Anonymous asked: this doesn't make any sense. 1. if the current tax revenues are more than is needed to run the gov without incurring any debt, than how is 2. if all gov spending was cut, except to pay for entitlements, there isn't enough money. You can't have both, enough money, and not enough money at the same time.
This is in reference to my Taxing, Spending, and Entitlements Explained post, just so everyone knows.
Did you watch the video, Anon? He explains it pretty darn clearly. The entitlement spending eclipses the costs of running the federal government. But here, I’ll try to explain it using small whole numbers and a more basic scenario:
Little Barry has a lemonade stand. Every day, it costs Little Barry $1 for all the supplies he needs to make and sell the lemonade. At the end of the day though, Little Barry makes $2 from people buying his lemonade.
One day, Little Barry sees a kid from the rich part of town enjoying a delicious cookie. Then he notices that the kids from the poor side of town don’t have cookies. Little Barry doesn’t think that’s fair, and the poor kids whine to him that it’s not fair! So, despite the fact that making cookies has nothing to do with the lemonade business, Little Barry decides to start making cookies and giving them away to the poor kids for free. He hopes maybe they’ll buy some lemonade too—but most of them don’t. They just take the free cookies.
Unfortunately for Little Barry, with so many poor kids wanting free cookies, the cost of making cookies every day comes out to $5. This doesn’t bother him at first, because the revenue from Little Barry’s lemonade stand seems to cover it. But soon after, Little Barry’s lemonade stand is running in the red, at a rate of -$4 every day ($2 in revenue - $1 in lemonade costs - $5 in free cookies).
So, Little Barry comes up with a plan—he’ll still charge people for lemonade, but won’t actually have a lemonade stand. What Little Barry realizes then, though, is even without the lemonade stand costs, he’s still spending more on cookies than he’s taking in revenue.
Ultimately Little Barry ends up getting a credit card and just running up charges—never ever intending to pay it back—and simply asking the credit card company to increase his limit every time he reaches it.
Get it now?
$1 for the lemonade stand costs (the running of the federal government).
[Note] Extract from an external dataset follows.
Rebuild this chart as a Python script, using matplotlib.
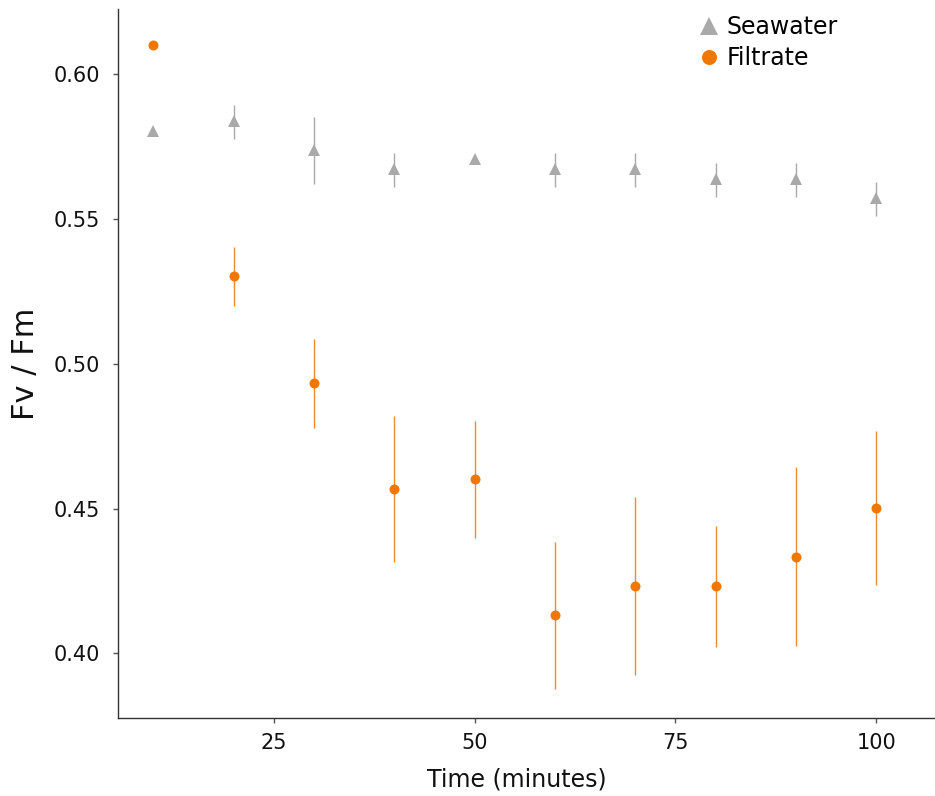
import matplotlib
matplotlib.use("Agg")
import matplotlib.pyplot as plt
from matplotlib.lines import Line2D
import numpy as np

time = [10, 20, 30, 40, 50, 60, 70, 80, 90, 100]

seawater_mean = [0.5803, 0.5837, 0.5737, 0.5672, 0.5706, 0.5672, 0.5672, 0.5637, 0.5637, 0.5572]
seawater_lo = [0.5803, 0.5776, 0.5620, 0.5610, 0.5706, 0.5610, 0.5610, 0.5575, 0.5575, 0.5510]
seawater_hi = [0.5803, 0.5893, 0.5851, 0.5727, 0.5706, 0.5727, 0.5727, 0.5693, 0.5693, 0.5627]

filtrate_mean = [0.6100, 0.5302, 0.4933, 0.4567, 0.4601, 0.4133, 0.4233, 0.4233, 0.4333, 0.4501]
filtrate_lo = [0.6100, 0.5198, 0.4778, 0.4314, 0.4398, 0.3878, 0.3926, 0.4022, 0.4024, 0.4235]
filtrate_hi = [0.6100, 0.5402, 0.5086, 0.4819, 0.4803, 0.4385, 0.4541, 0.4441, 0.4645, 0.4767]

series_names = ["Seawater", "Filtrate"]
y_ticks = [0.40, 0.45, 0.50, 0.55, 0.60]
x_ticks = [25, 50, 75, 100]

GRAY = "#A9A9A9"
ORANGE = "#F07800"

fig = plt.figure(figsize=(9.35, 7.96), dpi=100)
ax = fig.add_axes([118/935, 78/796, (935-118)/935, (718-9.3)/796])

def err(mean, lo, hi):
    m = np.array(mean)
    return [m - np.array(lo), np.array(hi) - m]

ax.errorbar(time, seawater_mean, yerr=err(seawater_mean, seawater_lo, seawater_hi),
            fmt='^', color=GRAY, ms=8, elinewidth=1.0, capsize=0, mew=0, zorder=3)
ax.errorbar(time, filtrate_mean, yerr=err(filtrate_mean, filtrate_lo, filtrate_hi),
            fmt='o', color=ORANGE, ms=7.2, elinewidth=1.0, capsize=0, mew=0,
            ecolor="#F28A2A", zorder=3)

ax.set_xlim(5.61, 107.3)
ax.set_ylim(0.3777, 0.6223)
ax.set_xticks(x_ticks)
ax.set_xticklabels([str(t) for t in x_ticks])
ax.set_yticks(y_ticks)
ax.set_yticklabels([f"{v:.2f}" for v in y_ticks])

for s in ["top", "right"]:
    ax.spines[s].set_visible(False)
for s in ["left", "bottom"]:
    ax.spines[s].set_color("#333333")
    ax.spines[s].set_linewidth(1.0)
ax.tick_params(axis="both", direction="out", length=3.5, width=1.0, color="#555555",
               labelsize=15, labelcolor="#111111")
ax.tick_params(axis="x", pad=7.5)
ax.tick_params(axis="y", pad=9.5)

ax.set_xlabel("Time (minutes)", fontsize=17, color="#111111")
ax.xaxis.set_label_coords((517 - 118) / 817, -0.070)
ax.set_ylabel("Fv / Fm", fontsize=22, labelpad=10, color="#111111")

handles = [
    Line2D([], [], linestyle="none", marker="^", color=GRAY, ms=13, mew=0),
    Line2D([], [], linestyle="none", marker="o", color=ORANGE, ms=10.8, mew=0),
]
leg = ax.legend(handles, series_names, loc="upper left",
                bbox_to_anchor=(699.6/935, 1 - 15/796),
                bbox_transform=fig.transFigure, frameon=False, fontsize=17,
                handlelength=0.8, handletextpad=0.35, labelspacing=0.3,
                borderpad=0, borderaxespad=0)

fig.savefig("out.png", dpi=100)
$2 in revenue (taxes collected).
$5 in free cookies (entitlement spending).
If it weren’t for the $5 in entitlement spending, we’d be just fine. The taxes collected would cover the expenses, and then some (Point #1). However, with the entitlement spending, even if you got rid of the expenses, the taxes collected wouldn’t be enough to cover the spending (Point #2). Even if we cut the $1, we’d still be spending at a rate of -$3.
Not rocket science to understand that’s a problem.
Well, unless you’re a Democrat or other statist, apparently.